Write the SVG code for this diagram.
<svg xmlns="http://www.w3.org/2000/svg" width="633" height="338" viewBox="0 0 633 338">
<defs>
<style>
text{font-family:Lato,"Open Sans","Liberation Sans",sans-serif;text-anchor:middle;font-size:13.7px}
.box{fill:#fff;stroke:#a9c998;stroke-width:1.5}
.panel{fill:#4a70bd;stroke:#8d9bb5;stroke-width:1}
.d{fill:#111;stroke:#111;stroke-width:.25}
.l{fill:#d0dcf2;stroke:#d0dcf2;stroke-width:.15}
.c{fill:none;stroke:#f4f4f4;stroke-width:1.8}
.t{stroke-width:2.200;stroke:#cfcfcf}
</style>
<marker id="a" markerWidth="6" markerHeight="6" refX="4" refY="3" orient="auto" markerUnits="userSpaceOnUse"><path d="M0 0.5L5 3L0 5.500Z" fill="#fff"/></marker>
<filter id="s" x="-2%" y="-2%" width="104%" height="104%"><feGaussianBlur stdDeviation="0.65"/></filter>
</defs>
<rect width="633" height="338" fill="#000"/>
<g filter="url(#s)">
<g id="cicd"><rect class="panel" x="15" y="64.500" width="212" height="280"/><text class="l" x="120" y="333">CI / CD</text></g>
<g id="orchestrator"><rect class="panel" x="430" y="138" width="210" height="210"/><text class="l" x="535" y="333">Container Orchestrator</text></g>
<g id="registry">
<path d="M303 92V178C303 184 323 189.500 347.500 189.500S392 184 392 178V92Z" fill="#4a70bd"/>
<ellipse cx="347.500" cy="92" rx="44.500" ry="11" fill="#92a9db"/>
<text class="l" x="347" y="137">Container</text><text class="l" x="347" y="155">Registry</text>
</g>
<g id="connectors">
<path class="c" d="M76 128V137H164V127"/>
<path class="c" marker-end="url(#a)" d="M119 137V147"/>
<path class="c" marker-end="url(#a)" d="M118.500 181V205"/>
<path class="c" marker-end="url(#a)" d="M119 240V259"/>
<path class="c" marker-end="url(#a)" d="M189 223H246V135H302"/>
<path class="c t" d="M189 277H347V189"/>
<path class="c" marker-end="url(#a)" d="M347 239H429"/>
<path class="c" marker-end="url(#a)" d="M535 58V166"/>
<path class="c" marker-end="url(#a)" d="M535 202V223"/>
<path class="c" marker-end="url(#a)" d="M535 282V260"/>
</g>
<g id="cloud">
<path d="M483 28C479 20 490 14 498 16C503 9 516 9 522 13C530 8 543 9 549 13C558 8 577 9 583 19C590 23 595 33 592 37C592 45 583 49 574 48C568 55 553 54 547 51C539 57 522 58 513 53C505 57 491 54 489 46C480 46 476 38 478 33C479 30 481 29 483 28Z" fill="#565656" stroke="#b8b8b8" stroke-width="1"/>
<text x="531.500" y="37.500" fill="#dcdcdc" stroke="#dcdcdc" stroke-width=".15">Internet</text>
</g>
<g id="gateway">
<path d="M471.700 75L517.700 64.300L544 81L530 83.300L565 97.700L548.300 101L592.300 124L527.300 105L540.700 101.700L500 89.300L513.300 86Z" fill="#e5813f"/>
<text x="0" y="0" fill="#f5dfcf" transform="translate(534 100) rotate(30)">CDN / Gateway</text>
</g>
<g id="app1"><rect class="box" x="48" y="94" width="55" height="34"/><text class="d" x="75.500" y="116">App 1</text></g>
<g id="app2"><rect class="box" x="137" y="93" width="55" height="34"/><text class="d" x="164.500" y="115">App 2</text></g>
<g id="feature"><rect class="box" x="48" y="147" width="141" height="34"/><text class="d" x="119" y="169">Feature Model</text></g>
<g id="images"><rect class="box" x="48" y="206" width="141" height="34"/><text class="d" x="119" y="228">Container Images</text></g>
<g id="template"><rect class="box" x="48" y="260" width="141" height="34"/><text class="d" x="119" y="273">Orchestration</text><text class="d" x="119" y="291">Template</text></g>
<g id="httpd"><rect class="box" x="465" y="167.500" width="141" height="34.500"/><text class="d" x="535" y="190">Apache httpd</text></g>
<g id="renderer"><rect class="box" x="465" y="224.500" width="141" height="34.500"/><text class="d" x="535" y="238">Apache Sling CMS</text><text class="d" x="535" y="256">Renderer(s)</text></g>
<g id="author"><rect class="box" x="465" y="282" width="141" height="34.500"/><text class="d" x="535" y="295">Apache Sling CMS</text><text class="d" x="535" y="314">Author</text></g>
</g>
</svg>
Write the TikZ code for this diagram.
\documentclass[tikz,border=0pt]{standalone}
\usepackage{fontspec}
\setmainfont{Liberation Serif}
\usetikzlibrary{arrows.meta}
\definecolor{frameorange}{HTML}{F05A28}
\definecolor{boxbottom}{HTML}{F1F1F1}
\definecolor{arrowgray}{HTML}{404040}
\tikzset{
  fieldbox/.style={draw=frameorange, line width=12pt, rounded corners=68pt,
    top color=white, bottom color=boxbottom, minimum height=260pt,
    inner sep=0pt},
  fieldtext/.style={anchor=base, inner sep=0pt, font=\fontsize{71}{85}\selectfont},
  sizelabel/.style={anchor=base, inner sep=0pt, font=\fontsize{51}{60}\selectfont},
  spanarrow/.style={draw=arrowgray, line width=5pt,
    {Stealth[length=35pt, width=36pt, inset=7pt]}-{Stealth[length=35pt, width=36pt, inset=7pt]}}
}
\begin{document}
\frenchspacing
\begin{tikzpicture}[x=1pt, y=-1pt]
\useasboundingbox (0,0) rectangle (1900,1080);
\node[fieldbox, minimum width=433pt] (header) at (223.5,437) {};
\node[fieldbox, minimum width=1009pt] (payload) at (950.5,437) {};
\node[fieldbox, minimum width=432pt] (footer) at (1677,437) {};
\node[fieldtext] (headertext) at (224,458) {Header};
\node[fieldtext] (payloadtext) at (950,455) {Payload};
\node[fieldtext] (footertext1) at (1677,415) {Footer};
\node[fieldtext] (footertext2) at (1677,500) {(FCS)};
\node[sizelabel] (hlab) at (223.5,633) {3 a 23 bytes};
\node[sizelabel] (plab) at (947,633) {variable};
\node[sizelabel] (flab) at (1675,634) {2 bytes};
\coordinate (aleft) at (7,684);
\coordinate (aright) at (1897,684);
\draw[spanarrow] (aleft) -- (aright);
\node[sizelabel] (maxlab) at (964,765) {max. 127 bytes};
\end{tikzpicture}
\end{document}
---+---
* [Your instructions] Extract each record, keeping it identical to the original.

* [The solution]
Write the SVG code for this diagram.
<svg xmlns="http://www.w3.org/2000/svg" width="633" height="338" viewBox="0 0 633 338">
<defs>
<style>
text{font-family:Lato,"Open Sans","Liberation Sans",sans-serif;text-anchor:middle;font-size:13.7px}
.box{fill:#fff;stroke:#a9c998;stroke-width:1.5}
.panel{fill:#4a70bd;stroke:#8d9bb5;stroke-width:1}
.d{fill:#111;stroke:#111;stroke-width:.25}
.l{fill:#d0dcf2;stroke:#d0dcf2;stroke-width:.15}
.c{fill:none;stroke:#f4f4f4;stroke-width:1.8}
.t{stroke-width:2.200;stroke:#cfcfcf}
</style>
<marker id="a" markerWidth="6" markerHeight="6" refX="4" refY="3" orient="auto" markerUnits="userSpaceOnUse"><path d="M0 0.5L5 3L0 5.500Z" fill="#fff"/></marker>
<filter id="s" x="-2%" y="-2%" width="104%" height="104%"><feGaussianBlur stdDeviation="0.65"/></filter>
</defs>
<rect width="633" height="338" fill="#000"/>
<g filter="url(#s)">
<g id="cicd"><rect class="panel" x="15" y="64.500" width="212" height="280"/><text class="l" x="120" y="333">CI / CD</text></g>
<g id="orchestrator"><rect class="panel" x="430" y="138" width="210" height="210"/><text class="l" x="535" y="333">Container Orchestrator</text></g>
<g id="registry">
<path d="M303 92V178C303 184 323 189.500 347.500 189.500S392 184 392 178V92Z" fill="#4a70bd"/>
<ellipse cx="347.500" cy="92" rx="44.500" ry="11" fill="#92a9db"/>
<text class="l" x="347" y="137">Container</text><text class="l" x="347" y="155">Registry</text>
</g>
<g id="connectors">
<path class="c" d="M76 128V137H164V127"/>
<path class="c" marker-end="url(#a)" d="M119 137V147"/>
<path class="c" marker-end="url(#a)" d="M118.500 181V205"/>
<path class="c" marker-end="url(#a)" d="M119 240V259"/>
<path class="c" marker-end="url(#a)" d="M189 223H246V135H302"/>
<path class="c t" d="M189 277H347V189"/>
<path class="c" marker-end="url(#a)" d="M347 239H429"/>
<path class="c" marker-end="url(#a)" d="M535 58V166"/>
<path class="c" marker-end="url(#a)" d="M535 202V223"/>
<path class="c" marker-end="url(#a)" d="M535 282V260"/>
</g>
<g id="cloud">
<path d="M483 28C479 20 490 14 498 16C503 9 516 9 522 13C530 8 543 9 549 13C558 8 577 9 583 19C590 23 595 33 592 37C592 45 583 49 574 48C568 55 553 54 547 51C539 57 522 58 513 53C505 57 491 54 489 46C480 46 476 38 478 33C479 30 481 29 483 28Z" fill="#565656" stroke="#b8b8b8" stroke-width="1"/>
<text x="531.500" y="37.500" fill="#dcdcdc" stroke="#dcdcdc" stroke-width=".15">Internet</text>
</g>
<g id="gateway">
<path d="M471.700 75L517.700 64.300L544 81L530 83.300L565 97.700L548.300 101L592.300 124L527.300 105L540.700 101.700L500 89.300L513.300 86Z" fill="#e5813f"/>
<text x="0" y="0" fill="#f5dfcf" transform="translate(534 100) rotate(30)">CDN / Gateway</text>
</g>
<g id="app1"><rect class="box" x="48" y="94" width="55" height="34"/><text class="d" x="75.500" y="116">App 1</text></g>
<g id="app2"><rect class="box" x="137" y="93" width="55" height="34"/><text class="d" x="164.500" y="115">App 2</text></g>
<g id="feature"><rect class="box" x="48" y="147" width="141" height="34"/><text class="d" x="119" y="169">Feature Model</text></g>
<g id="images"><rect class="box" x="48" y="206" width="141" height="34"/><text class="d" x="119" y="228">Container Images</text></g>
<g id="template"><rect class="box" x="48" y="260" width="141" height="34"/><text class="d" x="119" y="273">Orchestration</text><text class="d" x="119" y="291">Template</text></g>
<g id="httpd"><rect class="box" x="465" y="167.500" width="141" height="34.500"/><text class="d" x="535" y="190">Apache httpd</text></g>
<g id="renderer"><rect class="box" x="465" y="224.500" width="141" height="34.500"/><text class="d" x="535" y="238">Apache Sling CMS</text><text class="d" x="535" y="256">Renderer(s)</text></g>
<g id="author"><rect class="box" x="465" y="282" width="141" height="34.500"/><text class="d" x="535" y="295">Apache Sling CMS</text><text class="d" x="535" y="314">Author</text></g>
</g>
</svg>
Write the TikZ code for this diagram.
\documentclass[tikz,border=0pt]{standalone}
\usepackage{fontspec}
\setmainfont{Liberation Serif}
\usetikzlibrary{arrows.meta}
\definecolor{frameorange}{HTML}{F05A28}
\definecolor{boxbottom}{HTML}{F1F1F1}
\definecolor{arrowgray}{HTML}{404040}
\tikzset{
  fieldbox/.style={draw=frameorange, line width=12pt, rounded corners=68pt,
    top color=white, bottom color=boxbottom, minimum height=260pt,
    inner sep=0pt},
  fieldtext/.style={anchor=base, inner sep=0pt, font=\fontsize{71}{85}\selectfont},
  sizelabel/.style={anchor=base, inner sep=0pt, font=\fontsize{51}{60}\selectfont},
  spanarrow/.style={draw=arrowgray, line width=5pt,
    {Stealth[length=35pt, width=36pt, inset=7pt]}-{Stealth[length=35pt, width=36pt, inset=7pt]}}
}
\begin{document}
\frenchspacing
\begin{tikzpicture}[x=1pt, y=-1pt]
\useasboundingbox (0,0) rectangle (1900,1080);
\node[fieldbox, minimum width=433pt] (header) at (223.5,437) {};
\node[fieldbox, minimum width=1009pt] (payload) at (950.5,437) {};
\node[fieldbox, minimum width=432pt] (footer) at (1677,437) {};
\node[fieldtext] (headertext) at (224,458) {Header};
\node[fieldtext] (payloadtext) at (950,455) {Payload};
\node[fieldtext] (footertext1) at (1677,415) {Footer};
\node[fieldtext] (footertext2) at (1677,500) {(FCS)};
\node[sizelabel] (hlab) at (223.5,633) {3 a 23 bytes};
\node[sizelabel] (plab) at (947,633) {variable};
\node[sizelabel] (flab) at (1675,634) {2 bytes};
\coordinate (aleft) at (7,684);
\coordinate (aright) at (1897,684);
\draw[spanarrow] (aleft) -- (aright);
\node[sizelabel] (maxlab) at (964,765) {max. 127 bytes};
\end{tikzpicture}
\end{document}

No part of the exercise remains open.